# height at 10 months



## TEZPUR1976 (Jun 29, 2014)

I found that

"...The desired height for males at the top of the highest point of the shoulder blade is 24 to 26 inches.."

Source: Information about the German Shepherd Dog and German Shepherd Puppies including the German Shepherd Breed Standard



Duke is 24 inch (plus 1 cm) at 10 month and 1 week age. Will he grow some more upto 12 months? 

Will feeding cow milk, apart from normal diet help?

Thanks in advance

SD


----------



## MaggieRoseLee (Aug 17, 2001)

Not sure if you want the milk to have him grow more? A bit of milk is fine for my dogs but I don't use it to supplement (usually they get more cheese as training treats then milk...).

Genetics should be the biggest affect on how big our dogs become as long as they are on a good normal diet. And they will grow some after 10 months. Mine tend to change and even kind of bulk out up to 3 yrs.


----------



## Ace GSD (May 30, 2014)

is he skinny/lanky ? cause mine is 10.5 months old and lanky. your puppy might grow few more more muscle i guess.


----------



## TEZPUR1976 (Jun 29, 2014)

Thanks, yes i was thinking of milf as a supplement for growth. Duke's father is 25 inch plus a few cms and mother is 22 inch plus. I hear his litter mates have grown up into substantial canines.

I know dukes' grandfather was an imposing dog (not sure of the dimensions). Rest I do not know. 
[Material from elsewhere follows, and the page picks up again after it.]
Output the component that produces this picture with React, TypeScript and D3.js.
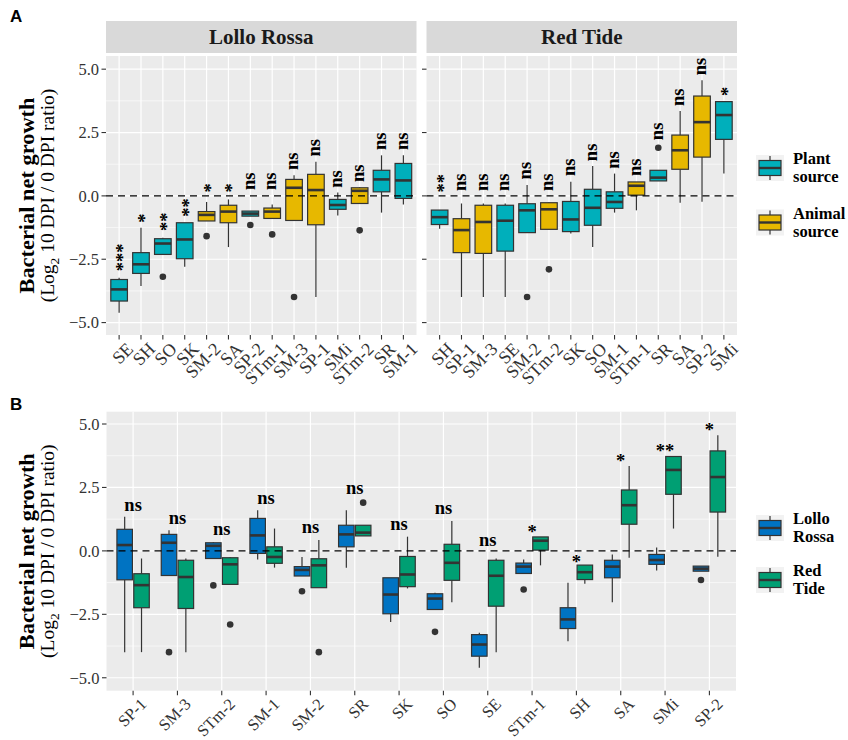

To answer Ace's question, yes he has skin and bones until 9 months. My vet complained that he was all bones and that i do not feed him well (although at that time I was him two large bowls of meal consisting of three varieties of dal/cereal, chicken, soya bean and also one egg and one cup of milk every day). I was also giving him beahper multi vitamin tablets.

After this complain i shifted to three meals (two of which home made as above and one + lamb and rice science plan Hill's dry food). I also add salmon oil to the dry food. I am also giving him zinc, and calcium supplements. 

Now he has put on some mass.

On an average do gsd grow in height and weight until 15 months?

Best SD


----------



## d4mmo (Mar 27, 2013)

GSD are at 95% of height at 9 months. so he may have 1cm or so left in him.
as for weight it will range throughout their life but usually a male is complete by 2.5-3 years when they have completed sexual maturity.


----------



## Augustine (Nov 22, 2014)

TEZPUR1976 said:


> Thanks, yes i was thinking of milf as a supplement for growth. Duke's father is 25 inch plus a few cms and mother is 22 inch plus. I hear his litter mates have grown up into substantial canines.
> 
> I know dukes' grandfather was an imposing dog (not sure of the dimensions). Rest I do not know.
> 
> ...


Egg is great, but not everyday. An adult shouldn't really have more than 2-3 raw eggs per week. Also, I wouldn't really feed milk if I was you. Most (though to my understanding it's actually all) dogs have varying degrees of lactose intolerance. And, as you asked in your other thread, I don't believe it will do anything to help him grow at this point.


----------



## TEZPUR1976 (Jun 29, 2014)

Thanks, i used to give him boiled egg, should i give him raw egg?


----------



## Ace GSD (May 30, 2014)

TEZPUR1976 said:


> Thanks, yes i was thinking of milf as a supplement for growth. Duke's father is 25 inch plus a few cms and mother is 22 inch plus. I hear his litter mates have grown up into substantial canines.
> 
> I know dukes' grandfather was an imposing dog (not sure of the dimensions). Rest I do not know.
> 
> ...


Did you say Milf ????


----------



## Hineni7 (Nov 8, 2014)

Some typos are just so bad..... I think milk was the intent... (oops... I know my phone 'auto corrects' and makes my messages wonky sometimes, lol)


----------



## TEZPUR1976 (Jun 29, 2014)

*Sorry*

Very sorry for the typos. Typed very hurriedly. 

I did not mean any thing other than "milk" 







QUOTE=Ace GSD;6472218]Did you say Milf ????[/QUOTE]


----------



## Stonevintage (Aug 26, 2014)

Is there a top typo post on this site? This one qualifies LMAO.


----------